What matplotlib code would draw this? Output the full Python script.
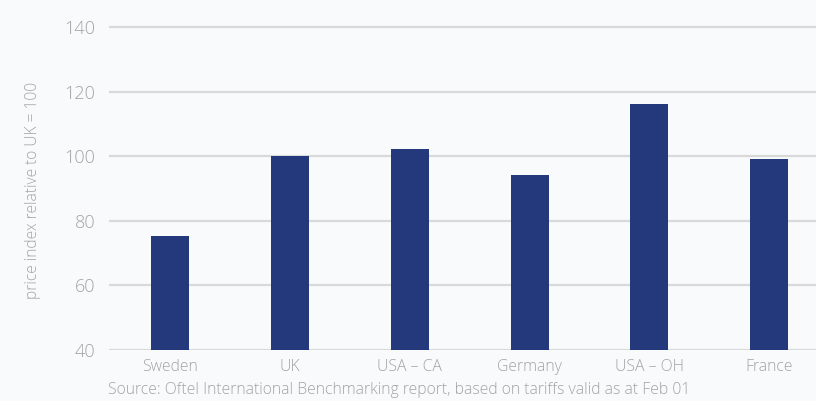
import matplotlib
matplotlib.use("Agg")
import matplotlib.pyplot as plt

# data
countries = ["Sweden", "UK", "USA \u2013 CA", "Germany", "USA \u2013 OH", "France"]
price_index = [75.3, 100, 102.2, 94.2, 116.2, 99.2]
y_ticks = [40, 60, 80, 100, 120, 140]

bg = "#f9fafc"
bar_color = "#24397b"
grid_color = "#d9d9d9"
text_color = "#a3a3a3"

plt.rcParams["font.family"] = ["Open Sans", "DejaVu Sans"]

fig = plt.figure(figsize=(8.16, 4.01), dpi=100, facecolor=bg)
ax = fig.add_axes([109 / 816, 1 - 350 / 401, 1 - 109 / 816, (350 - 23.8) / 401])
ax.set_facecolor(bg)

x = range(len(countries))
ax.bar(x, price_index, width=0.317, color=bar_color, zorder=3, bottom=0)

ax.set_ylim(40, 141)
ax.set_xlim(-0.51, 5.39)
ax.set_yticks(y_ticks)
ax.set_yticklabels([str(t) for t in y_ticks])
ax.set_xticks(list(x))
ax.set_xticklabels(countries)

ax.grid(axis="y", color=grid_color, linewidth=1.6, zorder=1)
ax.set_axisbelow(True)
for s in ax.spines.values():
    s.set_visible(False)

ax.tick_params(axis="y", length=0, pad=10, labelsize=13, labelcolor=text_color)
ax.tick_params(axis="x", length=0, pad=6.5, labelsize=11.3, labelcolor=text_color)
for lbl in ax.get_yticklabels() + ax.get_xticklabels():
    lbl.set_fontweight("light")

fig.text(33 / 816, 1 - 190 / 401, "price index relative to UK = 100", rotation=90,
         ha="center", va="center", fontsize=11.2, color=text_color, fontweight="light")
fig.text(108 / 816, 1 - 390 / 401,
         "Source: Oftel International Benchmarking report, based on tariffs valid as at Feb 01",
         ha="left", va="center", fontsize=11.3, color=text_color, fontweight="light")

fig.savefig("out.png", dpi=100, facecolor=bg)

+-------+

• _Problem to work on_: Output each line exactly; omit every picture.

• _Worked solution_:
What matplotlib code would draw this? Output the full Python script.
import matplotlib
matplotlib.use("Agg")
import matplotlib.pyplot as plt

# data
countries = ["Sweden", "UK", "USA \u2013 CA", "Germany", "USA \u2013 OH", "France"]
price_index = [75.3, 100, 102.2, 94.2, 116.2, 99.2]
y_ticks = [40, 60, 80, 100, 120, 140]

bg = "#f9fafc"
bar_color = "#24397b"
grid_color = "#d9d9d9"
text_color = "#a3a3a3"

plt.rcParams["font.family"] = ["Open Sans", "DejaVu Sans"]

fig = plt.figure(figsize=(8.16, 4.01), dpi=100, facecolor=bg)
ax = fig.add_axes([109 / 816, 1 - 350 / 401, 1 - 109 / 816, (350 - 23.8) / 401])
ax.set_facecolor(bg)

x = range(len(countries))
ax.bar(x, price_index, width=0.317, color=bar_color, zorder=3, bottom=0)

ax.set_ylim(40, 141)
ax.set_xlim(-0.51, 5.39)
ax.set_yticks(y_ticks)
ax.set_yticklabels([str(t) for t in y_ticks])
ax.set_xticks(list(x))
ax.set_xticklabels(countries)

ax.grid(axis="y", color=grid_color, linewidth=1.6, zorder=1)
ax.set_axisbelow(True)
for s in ax.spines.values():
    s.set_visible(False)

ax.tick_params(axis="y", length=0, pad=10, labelsize=13, labelcolor=text_color)
ax.tick_params(axis="x", length=0, pad=6.5, labelsize=11.3, labelcolor=text_color)
for lbl in ax.get_yticklabels() + ax.get_xticklabels():
    lbl.set_fontweight("light")

fig.text(33 / 816, 1 - 190 / 401, "price index relative to UK = 100", rotation=90,
         ha="center", va="center", fontsize=11.2, color=text_color, fontweight="light")
fig.text(108 / 816, 1 - 390 / 401,
         "Source: Oftel International Benchmarking report, based on tariffs valid as at Feb 01",
         ha="left", va="center", fontsize=11.3, color=text_color, fontweight="light")

fig.savefig("out.png", dpi=100, facecolor=bg)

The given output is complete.